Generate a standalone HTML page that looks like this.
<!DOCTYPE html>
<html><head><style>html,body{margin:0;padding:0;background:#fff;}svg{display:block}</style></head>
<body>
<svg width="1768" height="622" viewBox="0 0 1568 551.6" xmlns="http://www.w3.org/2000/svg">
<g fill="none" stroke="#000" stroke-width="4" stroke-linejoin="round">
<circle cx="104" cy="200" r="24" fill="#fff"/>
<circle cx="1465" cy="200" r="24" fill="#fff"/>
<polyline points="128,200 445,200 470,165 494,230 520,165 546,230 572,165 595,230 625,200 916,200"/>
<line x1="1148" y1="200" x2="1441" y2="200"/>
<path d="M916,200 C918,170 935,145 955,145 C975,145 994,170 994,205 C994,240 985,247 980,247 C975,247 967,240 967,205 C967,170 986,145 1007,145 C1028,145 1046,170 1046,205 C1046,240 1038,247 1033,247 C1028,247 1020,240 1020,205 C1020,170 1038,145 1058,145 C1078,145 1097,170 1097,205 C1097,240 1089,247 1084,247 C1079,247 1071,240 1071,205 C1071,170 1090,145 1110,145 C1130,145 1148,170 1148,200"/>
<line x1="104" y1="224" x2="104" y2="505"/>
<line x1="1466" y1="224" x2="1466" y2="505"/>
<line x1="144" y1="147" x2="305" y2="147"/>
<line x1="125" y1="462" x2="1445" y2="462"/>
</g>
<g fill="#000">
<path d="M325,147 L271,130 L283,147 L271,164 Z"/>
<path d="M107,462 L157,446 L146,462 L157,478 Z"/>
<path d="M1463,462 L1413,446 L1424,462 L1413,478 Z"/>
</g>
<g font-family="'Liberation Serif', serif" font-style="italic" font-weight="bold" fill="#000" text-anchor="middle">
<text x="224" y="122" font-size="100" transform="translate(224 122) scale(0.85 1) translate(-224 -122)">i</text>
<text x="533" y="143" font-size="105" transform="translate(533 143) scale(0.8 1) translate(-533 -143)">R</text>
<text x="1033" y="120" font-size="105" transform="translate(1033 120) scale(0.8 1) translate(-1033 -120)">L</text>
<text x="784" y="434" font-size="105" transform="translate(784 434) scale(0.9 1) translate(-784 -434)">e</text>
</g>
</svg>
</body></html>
-*-
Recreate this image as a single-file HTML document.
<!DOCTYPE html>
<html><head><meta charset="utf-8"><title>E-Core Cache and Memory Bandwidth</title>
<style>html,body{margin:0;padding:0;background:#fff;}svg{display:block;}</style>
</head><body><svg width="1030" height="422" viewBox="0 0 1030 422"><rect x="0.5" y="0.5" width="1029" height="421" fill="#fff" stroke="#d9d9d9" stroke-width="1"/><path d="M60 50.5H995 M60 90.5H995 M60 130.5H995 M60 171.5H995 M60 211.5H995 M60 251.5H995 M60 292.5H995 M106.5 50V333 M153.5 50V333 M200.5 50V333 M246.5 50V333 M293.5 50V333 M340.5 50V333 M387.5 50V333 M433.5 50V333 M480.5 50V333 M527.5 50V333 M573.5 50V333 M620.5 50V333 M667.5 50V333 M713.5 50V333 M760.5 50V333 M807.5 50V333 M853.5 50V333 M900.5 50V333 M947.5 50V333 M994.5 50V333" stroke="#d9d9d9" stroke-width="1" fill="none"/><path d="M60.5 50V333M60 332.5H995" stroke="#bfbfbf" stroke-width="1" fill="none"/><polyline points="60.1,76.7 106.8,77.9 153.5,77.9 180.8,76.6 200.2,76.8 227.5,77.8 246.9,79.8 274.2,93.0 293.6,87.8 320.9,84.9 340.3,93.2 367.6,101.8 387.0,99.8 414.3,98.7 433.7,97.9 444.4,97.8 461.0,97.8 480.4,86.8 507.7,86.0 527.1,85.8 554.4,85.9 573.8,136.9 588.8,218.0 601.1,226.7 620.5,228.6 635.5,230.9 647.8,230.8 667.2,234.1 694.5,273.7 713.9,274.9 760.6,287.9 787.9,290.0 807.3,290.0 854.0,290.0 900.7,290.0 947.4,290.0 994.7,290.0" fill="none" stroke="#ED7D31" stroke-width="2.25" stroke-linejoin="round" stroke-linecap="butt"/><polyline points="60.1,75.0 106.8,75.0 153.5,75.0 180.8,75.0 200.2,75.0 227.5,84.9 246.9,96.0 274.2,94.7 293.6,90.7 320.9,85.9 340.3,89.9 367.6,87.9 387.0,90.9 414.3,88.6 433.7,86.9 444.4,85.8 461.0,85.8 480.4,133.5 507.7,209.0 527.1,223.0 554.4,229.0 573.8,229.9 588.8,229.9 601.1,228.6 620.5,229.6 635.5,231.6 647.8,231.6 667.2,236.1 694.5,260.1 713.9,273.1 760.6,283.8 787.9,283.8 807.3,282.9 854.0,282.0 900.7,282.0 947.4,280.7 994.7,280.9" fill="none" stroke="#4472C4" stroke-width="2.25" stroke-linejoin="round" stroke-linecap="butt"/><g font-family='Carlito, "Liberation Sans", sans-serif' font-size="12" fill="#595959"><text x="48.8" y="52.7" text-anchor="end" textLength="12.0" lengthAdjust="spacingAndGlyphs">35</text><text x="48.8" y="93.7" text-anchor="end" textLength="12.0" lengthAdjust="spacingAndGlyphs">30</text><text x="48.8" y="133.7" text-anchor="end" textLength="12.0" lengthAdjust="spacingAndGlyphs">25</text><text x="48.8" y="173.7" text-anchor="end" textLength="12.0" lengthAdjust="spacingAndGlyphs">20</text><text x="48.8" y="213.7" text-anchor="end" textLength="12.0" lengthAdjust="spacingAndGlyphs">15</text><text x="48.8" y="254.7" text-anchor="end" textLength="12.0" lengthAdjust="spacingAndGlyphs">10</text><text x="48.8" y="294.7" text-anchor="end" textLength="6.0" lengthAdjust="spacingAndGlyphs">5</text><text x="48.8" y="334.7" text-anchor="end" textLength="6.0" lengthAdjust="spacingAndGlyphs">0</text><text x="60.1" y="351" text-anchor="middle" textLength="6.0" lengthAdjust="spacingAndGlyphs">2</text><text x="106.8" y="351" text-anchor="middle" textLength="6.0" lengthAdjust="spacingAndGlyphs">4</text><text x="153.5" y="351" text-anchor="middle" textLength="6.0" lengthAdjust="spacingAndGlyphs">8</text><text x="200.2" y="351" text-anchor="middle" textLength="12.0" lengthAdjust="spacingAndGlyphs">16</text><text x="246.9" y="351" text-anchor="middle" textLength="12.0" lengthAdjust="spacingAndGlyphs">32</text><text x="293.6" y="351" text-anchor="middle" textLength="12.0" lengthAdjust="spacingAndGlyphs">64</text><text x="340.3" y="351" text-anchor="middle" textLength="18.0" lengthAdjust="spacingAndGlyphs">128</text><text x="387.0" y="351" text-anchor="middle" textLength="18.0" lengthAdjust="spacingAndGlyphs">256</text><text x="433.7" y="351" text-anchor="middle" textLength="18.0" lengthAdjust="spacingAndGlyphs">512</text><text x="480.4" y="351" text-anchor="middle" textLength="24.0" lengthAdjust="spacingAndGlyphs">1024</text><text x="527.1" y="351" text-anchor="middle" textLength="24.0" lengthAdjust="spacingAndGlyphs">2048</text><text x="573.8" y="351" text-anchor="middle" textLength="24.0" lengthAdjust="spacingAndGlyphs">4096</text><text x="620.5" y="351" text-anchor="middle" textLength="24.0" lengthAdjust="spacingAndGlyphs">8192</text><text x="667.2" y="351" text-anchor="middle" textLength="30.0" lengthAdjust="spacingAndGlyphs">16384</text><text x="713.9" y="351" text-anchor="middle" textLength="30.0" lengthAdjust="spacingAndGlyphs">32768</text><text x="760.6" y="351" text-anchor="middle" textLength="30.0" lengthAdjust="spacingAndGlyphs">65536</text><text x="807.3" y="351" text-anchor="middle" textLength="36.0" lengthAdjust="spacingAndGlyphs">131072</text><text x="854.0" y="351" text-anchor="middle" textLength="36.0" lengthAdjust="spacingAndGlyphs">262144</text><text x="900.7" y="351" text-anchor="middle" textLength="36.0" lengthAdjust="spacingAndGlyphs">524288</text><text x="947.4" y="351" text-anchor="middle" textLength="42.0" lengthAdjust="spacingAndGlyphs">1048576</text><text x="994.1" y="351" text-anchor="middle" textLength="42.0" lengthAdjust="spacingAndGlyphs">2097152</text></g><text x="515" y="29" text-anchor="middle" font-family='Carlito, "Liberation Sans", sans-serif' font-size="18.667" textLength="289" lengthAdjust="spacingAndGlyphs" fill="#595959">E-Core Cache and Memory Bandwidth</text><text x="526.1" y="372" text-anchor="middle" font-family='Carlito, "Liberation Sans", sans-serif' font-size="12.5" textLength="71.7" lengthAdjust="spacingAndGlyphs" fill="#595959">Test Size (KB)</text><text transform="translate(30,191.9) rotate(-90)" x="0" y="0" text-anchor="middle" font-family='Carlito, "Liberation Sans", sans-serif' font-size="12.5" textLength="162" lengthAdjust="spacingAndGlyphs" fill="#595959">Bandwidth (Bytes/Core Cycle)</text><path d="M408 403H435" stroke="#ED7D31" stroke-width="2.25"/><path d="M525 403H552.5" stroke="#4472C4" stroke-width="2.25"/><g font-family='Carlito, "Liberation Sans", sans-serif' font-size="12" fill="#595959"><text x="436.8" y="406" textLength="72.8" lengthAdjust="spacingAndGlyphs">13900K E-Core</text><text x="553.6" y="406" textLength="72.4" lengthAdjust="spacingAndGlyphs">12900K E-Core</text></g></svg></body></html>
-*-
> _Problem details_: Filter the records above for "this" and copy every matching line.

> _Task answer_:
Generate a standalone HTML page that looks like this.
Recreate this image as a single-file HTML document.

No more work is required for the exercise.